Frequently Asked Questions

The best primary category is the most specific cuisine or dining format that accurately describes your restaurant. 'Italian Restaurant', 'Sushi Restaurant', or 'Breakfast Restaurant' will outperform the generic 'Restaurant' category for relevant searches. Choose precision over breadth, then use secondary categories to cover additional offerings.
There is no fixed minimum, but profiles with a larger volume of high-quality, recent photos consistently outperform sparse profiles in engagement. Aim for at least 20 owner-uploaded photos covering food, interior, exterior, and team. Refresh food photos when your menu changes seasonally and add new images at least monthly.
Once per week is a sustainable and effective cadence. Standard posts expire after seven days, so posting weekly keeps your profile looking active. Prioritize posts with strong food photography and a clear offer or event detail. Consistency matters more than frequency — one quality post per week beats five posts in one day and then silence.
Yes, review responses are a documented Google ranking signal for local search. Beyond ranking, they influence whether a prospective diner chooses your restaurant over a competitor.

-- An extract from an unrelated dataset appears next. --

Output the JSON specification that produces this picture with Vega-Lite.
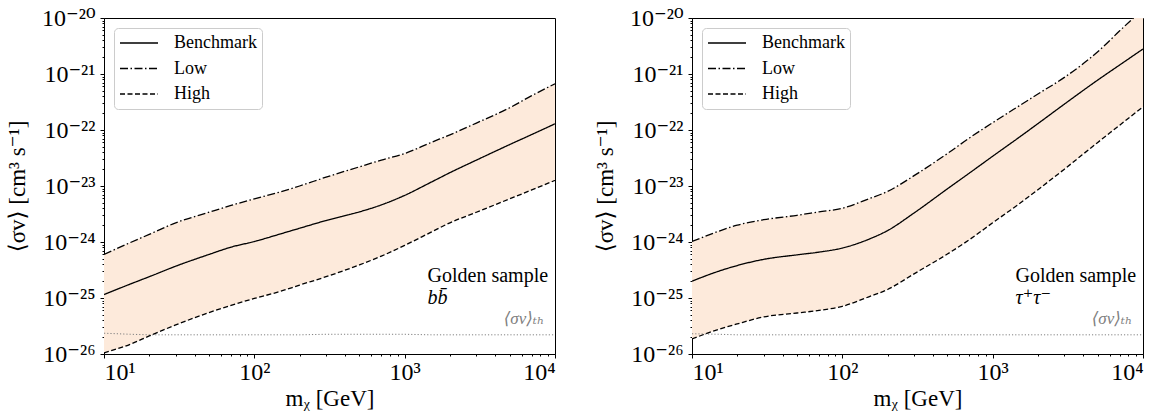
{
"$schema": "https://vega.github.io/schema/vega-lite/v6.json",
"background": "white",
"padding": 5,
"config": {
  "font": "Liberation Serif, DejaVu Serif",
  "view": {"stroke": "black", "strokeWidth": 1},
  "axis": {"grid": false, "domainColor": "black", "tickColor": "black", "labelColor": "black", "titleColor": "black", "labelFontSize": 24, "titleFontSize": 23, "titleFontWeight": "normal", "labelOverlap": false, "tickWidth": 1, "domainWidth": 1, "labelFont": "Liberation Serif, DejaVu Serif", "titleFont": "Liberation Serif, DejaVu Serif"},
  "legend": {"labelFont": "Liberation Serif, DejaVu Serif"},
  "text": {"font": "Liberation Serif, DejaVu Serif"}
},
"datasets": {
  "bb": [
    {"m": 10, "Low": 6.0e-25, "Benchmark": 1.15e-25, "High": 1.05e-26, "th": 2.35e-26},
    {"m": 15, "Low": 9.8e-25, "Benchmark": 1.78e-25, "High": 1.5e-26, "th": 2.25e-26},
    {"m": 20, "Low": 1.37e-24, "Benchmark": 2.4e-25, "High": 2.1e-26, "th": 2.2e-26},
    {"m": 30, "Low": 2.2e-24, "Benchmark": 3.7e-25, "High": 3.3e-26, "th": 2.2e-26},
    {"m": 50, "Low": 3.4e-24, "Benchmark": 6.0e-25, "High": 5.5e-26, "th": 2.2e-26},
    {"m": 70, "Low": 4.5e-24, "Benchmark": 8.1e-25, "High": 7.4e-26, "th": 2.2e-26},
    {"m": 100, "Low": 5.9e-24, "Benchmark": 1.02e-24, "High": 9.8e-26, "th": 2.2e-26},
    {"m": 150, "Low": 7.9e-24, "Benchmark": 1.4e-24, "High": 1.32e-25, "th": 2.2e-26},
    {"m": 200, "Low": 1.0e-23, "Benchmark": 1.76e-24, "High": 1.7e-25, "th": 2.2e-26},
    {"m": 300, "Low": 1.44e-23, "Benchmark": 2.42e-24, "High": 2.4e-25, "th": 2.25e-26},
    {"m": 500, "Low": 2.2e-23, "Benchmark": 3.45e-24, "High": 3.9e-25, "th": 2.25e-26},
    {"m": 700, "Low": 2.9e-23, "Benchmark": 4.6e-24, "High": 5.6e-25, "th": 2.25e-26},
    {"m": 1000, "Low": 3.8e-23, "Benchmark": 6.8e-24, "High": 8.7e-25, "th": 2.25e-26},
    {"m": 1500, "Low": 6.0e-23, "Benchmark": 1.17e-23, "High": 1.5e-24, "th": 2.2e-26},
    {"m": 2000, "Low": 8.2e-23, "Benchmark": 1.73e-23, "High": 2.2e-24, "th": 2.2e-26},
    {"m": 3000, "Low": 1.33e-22, "Benchmark": 2.9e-23, "High": 3.4e-24, "th": 2.2e-26},
    {"m": 5000, "Low": 2.5e-22, "Benchmark": 5.5e-23, "High": 5.9e-24, "th": 2.2e-26},
    {"m": 7000, "Low": 4.1e-22, "Benchmark": 8.3e-23, "High": 8.5e-24, "th": 2.2e-26},
    {"m": 10000, "Low": 6.7e-22, "Benchmark": 1.29e-22, "High": 1.26e-23, "th": 2.2e-26}
  ],
  "tau": [
    {"m": 10, "Low": 1.02e-24, "Benchmark": 2.0e-25, "High": 1.86e-26, "th": 2.3e-26},
    {"m": 15, "Low": 1.55e-24, "Benchmark": 3.0e-25, "High": 2.75e-26, "th": 2.25e-26},
    {"m": 20, "Low": 2.0e-24, "Benchmark": 3.8e-25, "High": 3.45e-26, "th": 2.2e-26},
    {"m": 30, "Low": 2.5e-24, "Benchmark": 4.9e-25, "High": 4.6e-26, "th": 2.2e-26},
    {"m": 50, "Low": 3.0e-24, "Benchmark": 5.9e-25, "High": 5.4e-26, "th": 2.2e-26},
    {"m": 70, "Low": 3.45e-24, "Benchmark": 6.6e-25, "High": 6.0e-26, "th": 2.2e-26},
    {"m": 100, "Low": 4.0e-24, "Benchmark": 7.8e-25, "High": 7.1e-26, "th": 2.2e-26},
    {"m": 150, "Low": 5.9e-24, "Benchmark": 1.12e-24, "High": 1.05e-25, "th": 2.2e-26},
    {"m": 200, "Low": 8.0e-24, "Benchmark": 1.6e-24, "High": 1.42e-25, "th": 2.2e-26},
    {"m": 300, "Low": 1.53e-23, "Benchmark": 3.3e-24, "High": 2.7e-25, "th": 2.2e-26},
    {"m": 500, "Low": 3.8e-23, "Benchmark": 8.9e-24, "High": 6.1e-25, "th": 2.2e-26},
    {"m": 700, "Low": 7.2e-23, "Benchmark": 1.7e-23, "High": 1.1e-24, "th": 2.2e-26},
    {"m": 1000, "Low": 1.35e-22, "Benchmark": 3.4e-23, "High": 2.2e-24, "th": 2.2e-26},
    {"m": 1500, "Low": 2.7e-22, "Benchmark": 7.4e-23, "High": 4.8e-24, "th": 2.2e-26},
    {"m": 2000, "Low": 4.4e-22, "Benchmark": 1.3e-22, "High": 8.6e-24, "th": 2.2e-26},
    {"m": 3000, "Low": 8.7e-22, "Benchmark": 2.9e-22, "High": 2.0e-23, "th": 2.2e-26},
    {"m": 5000, "Low": 2.5e-21, "Benchmark": 7.8e-22, "High": 6.0e-23, "th": 2.2e-26},
    {"m": 7000, "Low": 5.9e-21, "Benchmark": 1.45e-21, "High": 1.22e-22, "th": 2.2e-26},
    {"m": 10000, "Low": 1.45e-20, "Benchmark": 2.8e-21, "High": 2.6e-22, "th": 2.2e-26}
  ]
},
"spacing": 37,
"resolve": {"scale": {"strokeDash": "independent"}},
"hconcat": [
  {
    "width": 451, "height": 336,
    "data": {"name": "bb"},
    "layer": [
      {"mark": {"type": "area", "color": "#fdeadb", "clip": true, "interpolate": "monotone"},
       "encoding": {
         "x": {"field": "m", "type": "quantitative", "scale": {"type": "log", "domain": [10, 10000], "nice": false},
               "axis": {"title": "mᵪ [GeV]", "values": [10,20,30,40,50,60,70,80,90,100,200,300,400,500,600,700,800,900,1000,2000,3000,4000,5000,6000,7000,8000,9000,10000],
                        "labelExpr": "abs(log(datum.value)/LN10 - round(log(datum.value)/LN10)) < 0.001 ? ['10¹','10²','10³','10⁴'][round(log(datum.value)/LN10)-1] : ''",
                        "tickSize": {"condition": {"test": "abs(log(datum.value)/LN10 - round(log(datum.value)/LN10)) < 0.001", "value": 4}, "value": 2},
                        "labelPadding": 2, "titlePadding": 3}},
         "y": {"field": "Low", "type": "quantitative", "scale": {"type": "log", "domain": [1e-26, 1e-20], "nice": false},
               "axis": {"title": "⟨σv⟩ [cm³ s⁻¹]", "values": [1e-26,2e-26,3e-26,4e-26,5e-26,6e-26,7e-26,8e-26,9e-26,1e-25,2e-25,3e-25,4e-25,5e-25,6e-25,7e-25,8e-25,9e-25,1e-24,2e-24,3e-24,4e-24,5e-24,6e-24,7e-24,8e-24,9e-24,1e-23,2e-23,3e-23,4e-23,5e-23,6e-23,7e-23,8e-23,9e-23,1e-22,2e-22,3e-22,4e-22,5e-22,6e-22,7e-22,8e-22,9e-22,1e-21,2e-21,3e-21,4e-21,5e-21,6e-21,7e-21,8e-21,9e-21,1e-20],
                        "labelExpr": "abs(log(datum.value)/LN10 - round(log(datum.value)/LN10)) < 0.001 ? ['10⁻²⁶','10⁻²⁵','10⁻²⁴','10⁻²³','10⁻²²','10⁻²¹','10⁻²⁰'][round(log(datum.value)/LN10)+26] : ''",
                        "tickSize": {"condition": {"test": "abs(log(datum.value)/LN10 - round(log(datum.value)/LN10)) < 0.001", "value": 4}, "value": 2},
                        "labelPadding": 5, "minExtent": 69, "maxExtent": 69, "titlePadding": 6}},
         "y2": {"field": "High"}
       }},
      {"mark": {"type": "line", "color": "#808080", "strokeDash": [1.2, 2], "strokeWidth": 1, "clip": true},
       "encoding": {"x": {"field": "m", "type": "quantitative"}, "y": {"field": "th", "type": "quantitative"}}},
      {"transform": [{"fold": ["Benchmark", "Low", "High"], "as": ["series", "v"]}],
       "mark": {"type": "line", "color": "black", "strokeWidth": 1.3, "clip": true, "interpolate": "monotone"},
       "encoding": {
         "x": {"field": "m", "type": "quantitative"},
         "y": {"field": "v", "type": "quantitative"},
         "strokeDash": {"field": "series", "type": "nominal",
           "scale": {"domain": ["Benchmark", "Low", "High"], "range": [[1, 0], [8, 2.5, 1.5, 2.5], [5, 2.5]]},
           "legend": {"title": null, "orient": "top-left", "offset": 10, "clipHeight": 20, "symbolType": "stroke", "symbolSize": 1444, "symbolStrokeWidth": 1.5, "symbolStrokeColor": "black", "labelFontSize": 18, "labelOffset": 15, "padding": 5, "rowPadding": 5.5, "fillColor": "white", "strokeColor": "#cccccc", "cornerRadius": 4, "labelColor": "black"}}
       }},
      {"data": {"values": [{}]},
       "mark": {"type": "text", "text": "Golden sample", "align": "left", "baseline": "alphabetic", "fontSize": 20, "color": "black"},
       "encoding": {"x": {"datum": 1420, "type": "quantitative"}, "y": {"datum": 1.93e-25, "type": "quantitative"}}},
      {"data": {"values": [{}]},
       "mark": {"type": "text", "text": "bb̄", "align": "left", "baseline": "alphabetic", "fontSize": 20, "fontStyle": "italic", "color": "black"},
       "encoding": {"x": {"datum": 1420, "type": "quantitative"}, "y": {"datum": 7.7e-26, "type": "quantitative"}}},
      {"data": {"values": [{}]},
       "mark": {"type": "text", "text": "⟨σv⟩ₜₕ", "align": "right", "baseline": "alphabetic", "fontSize": 17, "fontStyle": "italic", "color": "#808080"},
       "encoding": {"x": {"datum": 8500, "type": "quantitative"}, "y": {"datum": 3.5e-26, "type": "quantitative"}}}
    ]
  },
  {
    "width": 451, "height": 336,
    "data": {"name": "tau"},
    "layer": [
      {"mark": {"type": "area", "color": "#fdeadb", "clip": true, "interpolate": "monotone"},
       "encoding": {
         "x": {"field": "m", "type": "quantitative", "scale": {"type": "log", "domain": [10, 10000], "nice": false},
               "axis": {"title": "mᵪ [GeV]", "values": [10,20,30,40,50,60,70,80,90,100,200,300,400,500,600,700,800,900,1000,2000,3000,4000,5000,6000,7000,8000,9000,10000],
                        "labelExpr": "abs(log(datum.value)/LN10 - round(log(datum.value)/LN10)) < 0.001 ? ['10¹','10²','10³','10⁴'][round(log(datum.value)/LN10)-1] : ''",
                        "tickSize": {"condition": {"test": "abs(log(datum.value)/LN10 - round(log(datum.value)/LN10)) < 0.001", "value": 4}, "value": 2},
                        "labelPadding": 2, "titlePadding": 3}},
         "y": {"field": "Low", "type": "quantitative", "scale": {"type": "log", "domain": [1e-26, 1e-20], "nice": false},
               "axis": {"title": "⟨σv⟩ [cm³ s⁻¹]", "values": [1e-26,2e-26,3e-26,4e-26,5e-26,6e-26,7e-26,8e-26,9e-26,1e-25,2e-25,3e-25,4e-25,5e-25,6e-25,7e-25,8e-25,9e-25,1e-24,2e-24,3e-24,4e-24,5e-24,6e-24,7e-24,8e-24,9e-24,1e-23,2e-23,3e-23,4e-23,5e-23,6e-23,7e-23,8e-23,9e-23,1e-22,2e-22,3e-22,4e-22,5e-22,6e-22,7e-22,8e-22,9e-22,1e-21,2e-21,3e-21,4e-21,5e-21,6e-21,7e-21,8e-21,9e-21,1e-20],
                        "labelExpr": "abs(log(datum.value)/LN10 - round(log(datum.value)/LN10)) < 0.001 ? ['10⁻²⁶','10⁻²⁵','10⁻²⁴','10⁻²³','10⁻²²','10⁻²¹','10⁻²⁰'][round(log(datum.value)/LN10)+26] : ''",
                        "tickSize": {"condition": {"test": "abs(log(datum.value)/LN10 - round(log(datum.value)/LN10)) < 0.001", "value": 4}, "value": 2},
                        "labelPadding": 5, "minExtent": 69, "maxExtent": 69, "titlePadding": 6}},
         "y2": {"field": "High"}
       }},
      {"mark": {"type": "line", "color": "#808080", "strokeDash": [1.2, 2], "strokeWidth": 1, "clip": true},
       "encoding": {"x": {"field": "m", "type": "quantitative"}, "y": {"field": "th", "type": "quantitative"}}},
      {"transform": [{"fold": ["Benchmark", "Low", "High"], "as": ["series", "v"]}],
       "mark": {"type": "line", "color": "black", "strokeWidth": 1.3, "clip": true, "interpolate": "monotone"},
       "encoding": {
         "x": {"field": "m", "type": "quantitative"},
         "y": {"field": "v", "type": "quantitative"},
         "strokeDash": {"field": "series", "type": "nominal",
           "scale": {"domain": ["Benchmark", "Low", "High"], "range": [[1, 0], [8, 2.5, 1.5, 2.5], [5, 2.5]]},
           "legend": {"title": null, "orient": "top-left", "offset": 10, "clipHeight": 20, "symbolType": "stroke", "symbolSize": 1444, "symbolStrokeWidth": 1.5, "symbolStrokeColor": "black", "labelFontSize": 18, "labelOffset": 15, "padding": 5, "rowPadding": 5.5, "fillColor": "white", "strokeColor": "#cccccc", "cornerRadius": 4, "labelColor": "black"}}
       }},
      {"data": {"values": [{}]},
       "mark": {"type": "text", "text": "Golden sample", "align": "left", "baseline": "alphabetic", "fontSize": 20, "color": "black"},
       "encoding": {"x": {"datum": 1420, "type": "quantitative"}, "y": {"datum": 1.93e-25, "type": "quantitative"}}},
      {"data": {"values": [{}]},
       "mark": {"type": "text", "text": "τ⁺τ⁻", "align": "left", "baseline": "alphabetic", "fontSize": 20, "fontStyle": "italic", "color": "black"},
       "encoding": {"x": {"datum": 1420, "type": "quantitative"}, "y": {"datum": 7.7e-26, "type": "quantitative"}}},
      {"data": {"values": [{}]},
       "mark": {"type": "text", "text": "⟨σv⟩ₜₕ", "align": "right", "baseline": "alphabetic", "fontSize": 17, "fontStyle": "italic", "color": "#808080"},
       "encoding": {"x": {"datum": 8500, "type": "quantitative"}, "y": {"datum": 3.5e-26, "type": "quantitative"}}}
    ]
  }
]
}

Responding to every review — including positive ones — signals that your business is actively managed, which Google factors into local prominence scores.
Both options exist. You can add a direct URL link to your external menu page, and you can also build a structured menu within GBP using Google's built-in menu editor, which displays dishes, descriptions, and prices directly in your profile. The structured menu format tends to generate richer visibility in the Knowledge Panel on mobile searches.
Search for your restaurant name in Google Maps and identify any duplicate listings. If you own the duplicate, you can request removal through GBP support or merge the listings. If the duplicate was created by a previous owner or third party, you'll need to claim it, verify it, and then mark it as a duplicate through the GBP dashboard or submit a support request.